Reading the start of the chapter, and all the answers above have really made me think hard about our self-image as librarians, and our relationship with our students. Traditionally librarians have been seen as curators and gatekeepers to information. Our interaction with students all centred on fulfilling an informational need.When I was at school (and this will age me!) the internet didn’t really exist as we know it today. If I needed to find something out, the only option was to go to the library. That is no longer the case and when confronted with an informational need most children (and adults too) will initially go directly to the internet. Although we have a great deal we can teach students about locating, selecting and using information (including the place and value of books and databases alongside the free web!) I do not think that we can any longer claim to be gatekeepers.
However, and I think this is the paradigm shift, we have a much more important, complex and exciting role in helping students to develop as inquirers. As Barabara says in the chapter, “to construct their own meaning, build new understandings on prior knowledge, form understanding through social interaction and find meaning by engaging in authentic tasks”. We have moved from gatekeepers of information to master craftsmen, guiding our ‘apprentices’ in the art of constructing new knowledge and understanding from information. Of course teaching them how to access the information they need is a part of that, in the same way as a craftsman must understand how to access and select appropriate materials, but it needs to be seen in the context of an inquiry, not as an end in itself.
A consequence of this is also that our relationship with teaching staff changes. We become co-educators, working together to support students on their information to knowledge journey. Librarians are ideally positioned to develop an overview of skills progression across subject and year group boundaries. By working to become inquiry specialists we bring something of real value to a partnership with our subject specialist colleagues and earn the right to collaborate with them in designing and delivering inquiries from start to finish, rather than only being invited in to deliver a stand-alone research skills session in the Investigate stage.

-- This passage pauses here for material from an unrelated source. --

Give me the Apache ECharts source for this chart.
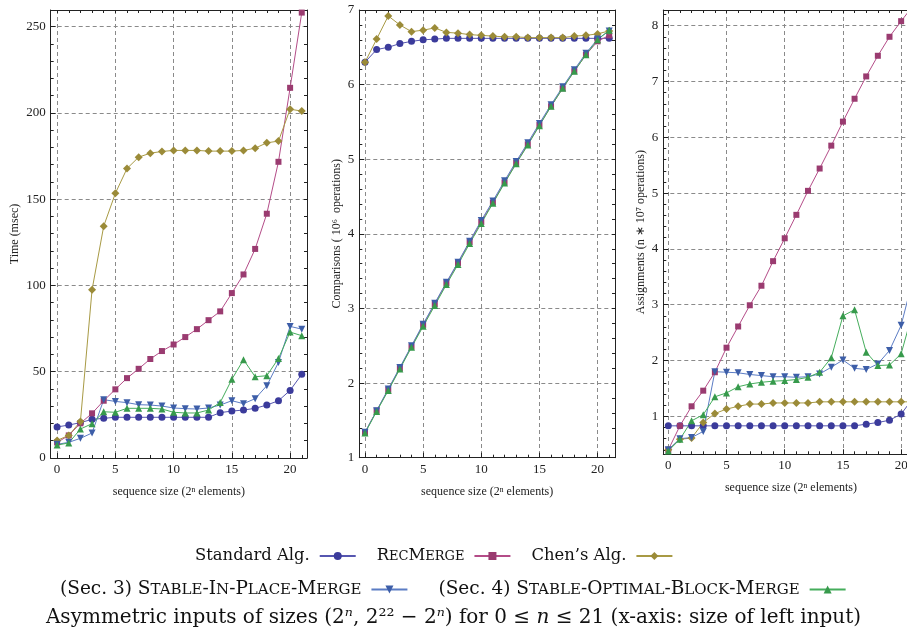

While Elizabeth has a valid point about some librarians having a different relationship with some students to some classroom teachers, I think we do need to be careful about putting ourselves into a separate category. Part of the paradigm shift we need to make is to start thinking about ourselves as a specialist type of teacher (as is already the case in a number of countries). If we don’t, no-one else will. Our school has quite a different set up to many in that, because it is a boarding school, most students spend break and lunchtimes in their boarding and day houses and the library is actually busier during lesson times than breaks. It does not tend to become the refuge that many school libraries are for some students (and that I have experienced before in a previous library). However, in a previous incarnation as a Senior Tutor (effectively Deputy Housemistress) at the same school I had a very close pastoral relationship with the girls in my house, similar to that that many librarians will experience with those who choose to spend their free time in the library. This did not stop them regarding me as a teacher when we encountered each other in my Physics classroom though. Elizabeth’s point about encountering students in a slightly different way to our subject colleagues is still valid, but my experience of that is different, and relates to encountering students in an inquiry context across a number of different subjects.